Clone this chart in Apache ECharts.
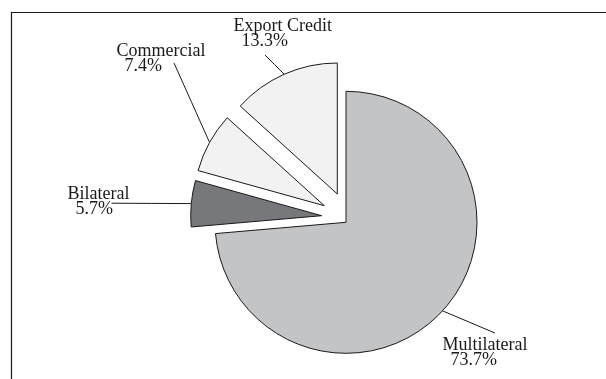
<!DOCTYPE html>
<html>
<head>
<meta charset="utf-8">
<script src="https://cdn.jsdelivr.net/npm/echarts@6/dist/echarts.min.js"></script>
<style>
  html, body { margin: 0; padding: 0; background: #ffffff; }
  #chart { width: 606px; height: 379px; }
</style>
</head>
<body>
<div id="chart"></div>
<script>
// Share of the total, in percent
const categories = ['Multilateral', 'Bilateral', 'Commercial', 'Export Credit'];
const shares = [73.7, 5.7, 7.4, 13.3];

// Look of each slice
const sliceColors = ['#c3c4c6', '#77787c', '#f2f2f2', '#f2f2f2'];

// Every slice is drawn by its own pie so it can be pulled out by its own amount
const sliceCenters = [[346, 222.3], [321.7, 215.7], [324.3, 205.7], [337.3, 194]];
const pieRadius = 131;

// Label blocks (top-left corner) and where each leader line meets its label
const labelBoxes = [[442.5, 338], [67.5, 186.5], [116.5, 43.5], [233.5, 19]];
const leaderEnds = [[495, 333], [111.5, 203.2], [174, 63], [265, 55]];

const ink = '#1a1a1a';
const serif = '"Liberation Serif", "Times New Roman", serif';

const series = categories.map(function (name, i) {
  return {
    type: 'pie',
    center: sliceCenters[i],
    radius: pieRadius,
    startAngle: 90,
    clockwise: true,
    avoidLabelOverlap: false,
    silent: true,
    animation: false,
    emphasis: { disabled: true },
    data: categories.map(function (n, j) {
      const own = j === i;
      return {
        name: n,
        value: shares[j],
        itemStyle: own
          ? { color: sliceColors[j], borderColor: ink, borderWidth: 1 }
          : { color: 'rgba(0,0,0,0)', borderWidth: 0 },
        label: { show: own },
        labelLine: { show: own }
      };
    }),
    label: {
      position: 'outside',
      formatter: function (p) {
        return '{n|' + p.name + '}\n{p|' + Number(p.value).toFixed(1) + '%}';
      },
      rich: {
        n: { fontFamily: serif, fontSize: 18, lineHeight: 15, color: ink },
        p: { fontFamily: serif, fontSize: 18, lineHeight: 15, color: ink, padding: [0, 0, 0, 8] }
      }
    },
    labelLine: {
      length: 10,
      length2: 10,
      lineStyle: { color: ink, width: 1 }
    },
    labelLayout: function (p) {
      if (p.dataIndex !== i) return;
      const start = p.labelLinePoints[0];
      const end = leaderEnds[i];
      const mid = [(start[0] + end[0]) / 2, (start[1] + end[1]) / 2];
      return {
        x: labelBoxes[i][0],
        y: labelBoxes[i][1],
        align: 'left',
        verticalAlign: 'top',
        labelLinePoints: [start, mid, end]
      };
    }
  };
});

const chart = echarts.init(document.getElementById('chart'), null, { renderer: 'canvas' });
chart.setOption({
  backgroundColor: '#ffffff',
  animation: false,
  graphic: [{
    type: 'rect',
    z: -1,
    shape: { x: 11.5, y: 12.5, width: 700, height: 500 },
    style: { fill: 'none', stroke: ink, lineWidth: 1.2 }
  }],
  series: series
});
</script>
</body>
</html>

━━━━━━━━━━

Task objective — Leave out the pictures and copy the rest of the material above exactly.

Solution —
Clone this chart in Apache ECharts.
<!DOCTYPE html>
<html>
<head>
<meta charset="utf-8">
<script src="https://cdn.jsdelivr.net/npm/echarts@6/dist/echarts.min.js"></script>
<style>
  html, body { margin: 0; padding: 0; background: #ffffff; }
  #chart { width: 606px; height: 379px; }
</style>
</head>
<body>
<div id="chart"></div>
<script>
// Share of the total, in percent
const categories = ['Multilateral', 'Bilateral', 'Commercial', 'Export Credit'];
const shares = [73.7, 5.7, 7.4, 13.3];

// Look of each slice
const sliceColors = ['#c3c4c6', '#77787c', '#f2f2f2', '#f2f2f2'];

// Every slice is drawn by its own pie so it can be pulled out by its own amount
const sliceCenters = [[346, 222.3], [321.7, 215.7], [324.3, 205.7], [337.3, 194]];
const pieRadius = 131;

// Label blocks (top-left corner) and where each leader line meets its label
const labelBoxes = [[442.5, 338], [67.5, 186.5], [116.5, 43.5], [233.5, 19]];
const leaderEnds = [[495, 333], [111.5, 203.2], [174, 63], [265, 55]];

const ink = '#1a1a1a';
const serif = '"Liberation Serif", "Times New Roman", serif';

const series = categories.map(function (name, i) {
  return {
    type: 'pie',
    center: sliceCenters[i],
    radius: pieRadius,
    startAngle: 90,
    clockwise: true,
    avoidLabelOverlap: false,
    silent: true,
    animation: false,
    emphasis: { disabled: true },
    data: categories.map(function (n, j) {
      const own = j === i;
      return {
        name: n,
        value: shares[j],
        itemStyle: own
          ? { color: sliceColors[j], borderColor: ink, borderWidth: 1 }
          : { color: 'rgba(0,0,0,0)', borderWidth: 0 },
        label: { show: own },
        labelLine: { show: own }
      };
    }),
    label: {
      position: 'outside',
      formatter: function (p) {
        return '{n|' + p.name + '}\n{p|' + Number(p.value).toFixed(1) + '%}';
      },
      rich: {
        n: { fontFamily: serif, fontSize: 18, lineHeight: 15, color: ink },
        p: { fontFamily: serif, fontSize: 18, lineHeight: 15, color: ink, padding: [0, 0, 0, 8] }
      }
    },
    labelLine: {
      length: 10,
      length2: 10,
      lineStyle: { color: ink, width: 1 }
    },
    labelLayout: function (p) {
      if (p.dataIndex !== i) return;
      const start = p.labelLinePoints[0];
      const end = leaderEnds[i];
      const mid = [(start[0] + end[0]) / 2, (start[1] + end[1]) / 2];
      return {
        x: labelBoxes[i][0],
        y: labelBoxes[i][1],
        align: 'left',
        verticalAlign: 'top',
        labelLinePoints: [start, mid, end]
      };
    }
  };
});

const chart = echarts.init(document.getElementById('chart'), null, { renderer: 'canvas' });
chart.setOption({
  backgroundColor: '#ffffff',
  animation: false,
  graphic: [{
    type: 'rect',
    z: -1,
    shape: { x: 11.5, y: 12.5, width: 700, height: 500 },
    style: { fill: 'none', stroke: ink, lineWidth: 1.2 }
  }],
  series: series
});
</script>
</body>
</html>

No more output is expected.